* PROBLEM REQUIREMENTS:
Find out how many lines of the material contain the string "seaborn" and give only that figure.

* RECORDS SUPPLIED:
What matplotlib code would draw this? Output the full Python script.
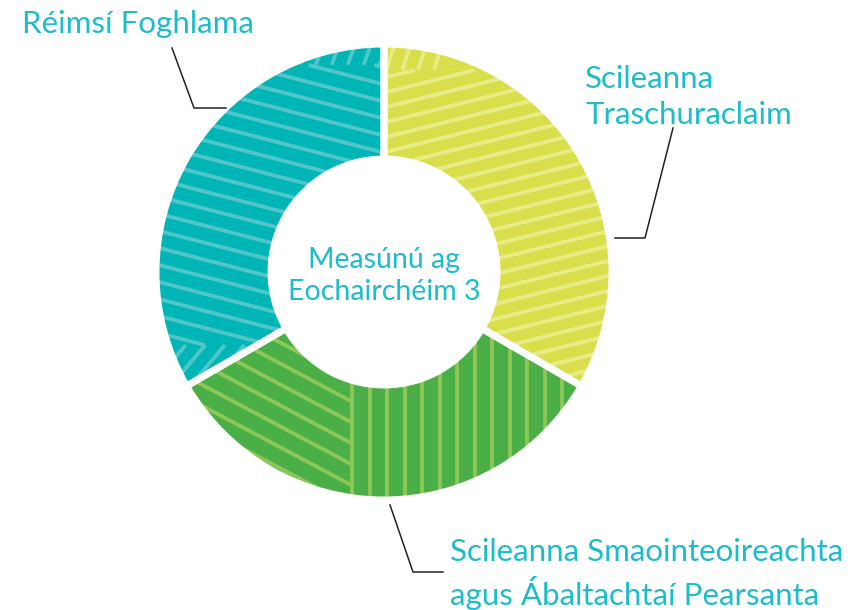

---

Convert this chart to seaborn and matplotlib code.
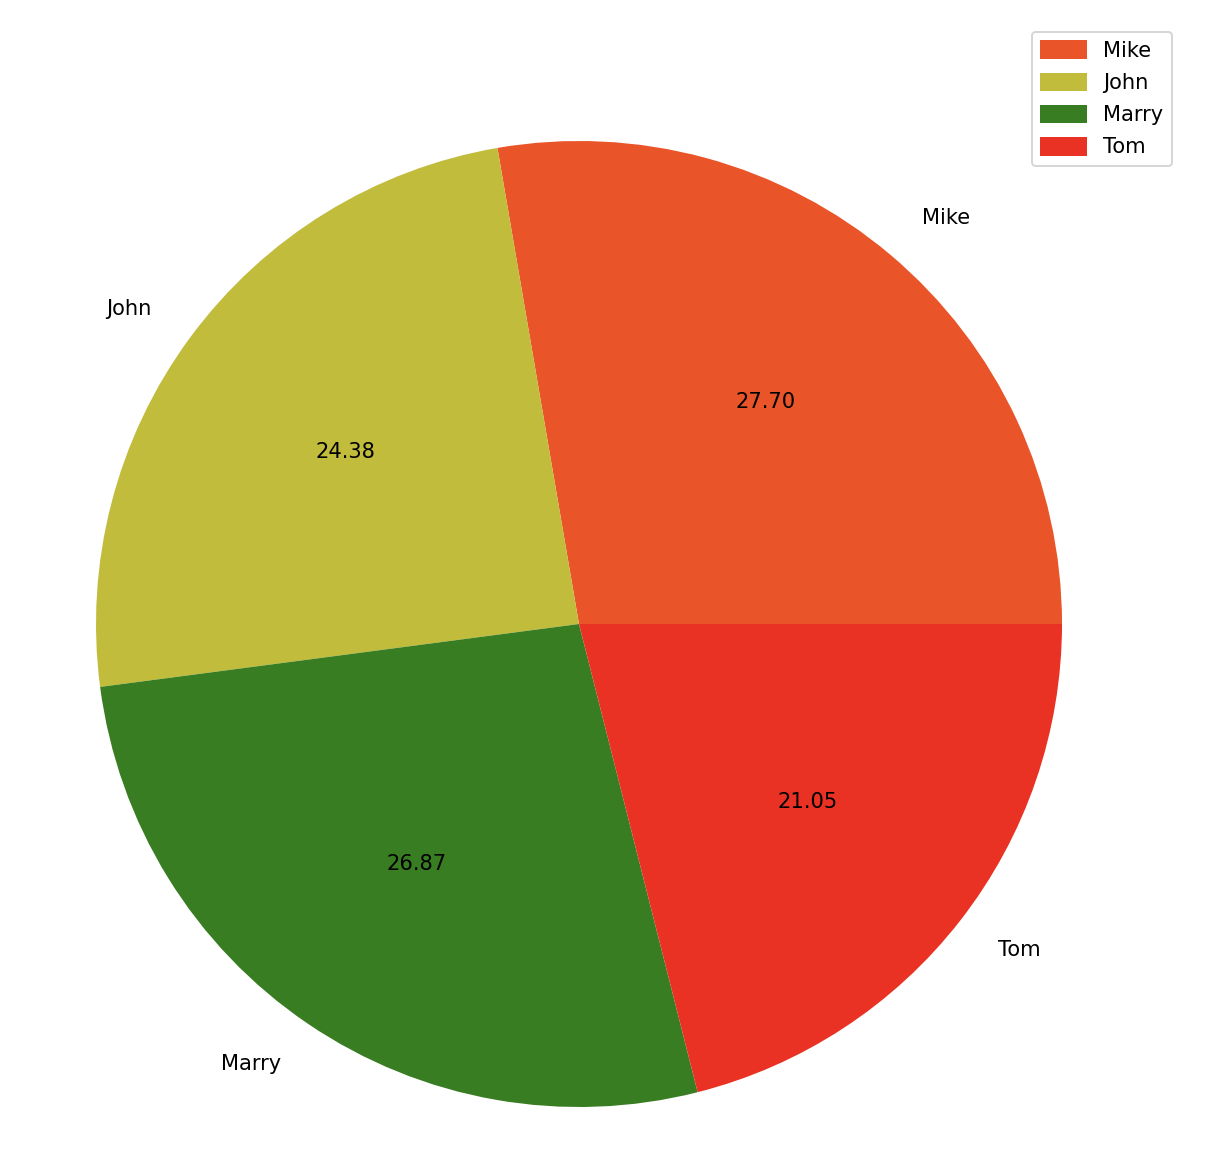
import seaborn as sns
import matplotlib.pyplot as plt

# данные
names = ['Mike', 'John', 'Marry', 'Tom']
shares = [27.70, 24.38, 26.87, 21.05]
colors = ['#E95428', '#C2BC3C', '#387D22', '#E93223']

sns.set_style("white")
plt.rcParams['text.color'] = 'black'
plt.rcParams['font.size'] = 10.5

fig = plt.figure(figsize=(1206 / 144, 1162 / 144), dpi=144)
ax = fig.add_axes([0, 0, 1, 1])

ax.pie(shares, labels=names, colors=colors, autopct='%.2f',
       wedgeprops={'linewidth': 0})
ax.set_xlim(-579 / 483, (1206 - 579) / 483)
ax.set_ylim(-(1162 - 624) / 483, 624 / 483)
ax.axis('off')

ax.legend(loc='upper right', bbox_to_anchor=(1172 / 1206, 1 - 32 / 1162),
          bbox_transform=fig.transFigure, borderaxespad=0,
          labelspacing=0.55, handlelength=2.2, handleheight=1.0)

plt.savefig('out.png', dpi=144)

* OUTPUT:
2